◆ **The problem**
Take every line from the listing below that contains "matplotlib".

◆ **Source material**
** Start **

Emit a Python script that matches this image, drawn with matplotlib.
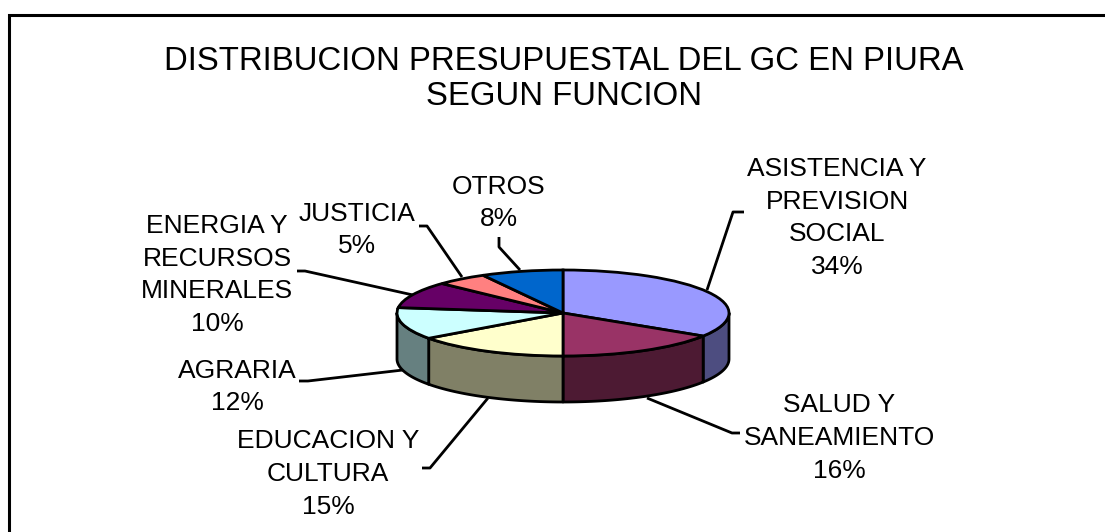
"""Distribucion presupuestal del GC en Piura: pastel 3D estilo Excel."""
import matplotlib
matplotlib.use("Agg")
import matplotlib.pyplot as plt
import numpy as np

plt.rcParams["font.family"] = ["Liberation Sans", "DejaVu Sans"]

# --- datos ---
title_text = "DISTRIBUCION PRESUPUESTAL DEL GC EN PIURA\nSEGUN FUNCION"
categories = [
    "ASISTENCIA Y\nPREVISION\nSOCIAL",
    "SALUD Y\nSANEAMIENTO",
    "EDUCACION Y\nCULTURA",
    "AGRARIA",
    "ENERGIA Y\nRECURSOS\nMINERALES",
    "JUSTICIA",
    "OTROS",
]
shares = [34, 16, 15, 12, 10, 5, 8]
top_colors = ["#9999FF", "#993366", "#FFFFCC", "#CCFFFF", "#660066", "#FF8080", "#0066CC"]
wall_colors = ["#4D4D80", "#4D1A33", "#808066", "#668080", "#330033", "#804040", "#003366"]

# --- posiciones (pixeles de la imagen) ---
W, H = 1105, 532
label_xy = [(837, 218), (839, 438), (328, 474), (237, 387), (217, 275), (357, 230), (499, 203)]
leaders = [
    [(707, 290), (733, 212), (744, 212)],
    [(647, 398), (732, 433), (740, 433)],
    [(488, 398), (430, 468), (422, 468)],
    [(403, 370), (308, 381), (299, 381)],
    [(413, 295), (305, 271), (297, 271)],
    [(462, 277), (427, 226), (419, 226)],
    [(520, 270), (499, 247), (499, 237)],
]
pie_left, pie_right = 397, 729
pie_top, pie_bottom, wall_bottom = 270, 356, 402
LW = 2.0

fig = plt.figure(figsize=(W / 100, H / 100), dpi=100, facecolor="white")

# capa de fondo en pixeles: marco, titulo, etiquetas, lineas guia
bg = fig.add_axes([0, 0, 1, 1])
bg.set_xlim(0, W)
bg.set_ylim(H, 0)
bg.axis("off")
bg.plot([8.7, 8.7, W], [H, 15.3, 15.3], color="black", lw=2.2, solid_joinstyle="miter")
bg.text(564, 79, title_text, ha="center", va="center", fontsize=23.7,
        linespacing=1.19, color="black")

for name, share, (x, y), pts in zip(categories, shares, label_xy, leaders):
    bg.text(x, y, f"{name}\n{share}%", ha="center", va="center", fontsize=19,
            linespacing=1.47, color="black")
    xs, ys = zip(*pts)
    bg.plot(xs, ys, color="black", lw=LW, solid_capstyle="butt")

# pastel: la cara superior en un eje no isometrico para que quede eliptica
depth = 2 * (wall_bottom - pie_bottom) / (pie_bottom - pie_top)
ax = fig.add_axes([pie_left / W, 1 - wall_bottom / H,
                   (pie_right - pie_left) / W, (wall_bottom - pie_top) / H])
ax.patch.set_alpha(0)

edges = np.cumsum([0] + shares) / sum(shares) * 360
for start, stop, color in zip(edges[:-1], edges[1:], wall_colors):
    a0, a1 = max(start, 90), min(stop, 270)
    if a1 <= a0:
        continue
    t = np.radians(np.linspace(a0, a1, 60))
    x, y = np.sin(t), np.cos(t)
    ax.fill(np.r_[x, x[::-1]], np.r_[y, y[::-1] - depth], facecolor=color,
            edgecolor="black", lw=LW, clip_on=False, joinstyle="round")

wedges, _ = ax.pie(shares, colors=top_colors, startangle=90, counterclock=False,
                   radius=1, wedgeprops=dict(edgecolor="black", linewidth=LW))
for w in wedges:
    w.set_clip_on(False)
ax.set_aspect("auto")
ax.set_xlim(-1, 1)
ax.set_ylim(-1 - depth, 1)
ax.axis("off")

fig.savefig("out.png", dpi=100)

** End **

◆ **Completed exercise**
Emit a Python script that matches this image, drawn with matplotlib.
import matplotlib
matplotlib.use("Agg")
import matplotlib.pyplot as plt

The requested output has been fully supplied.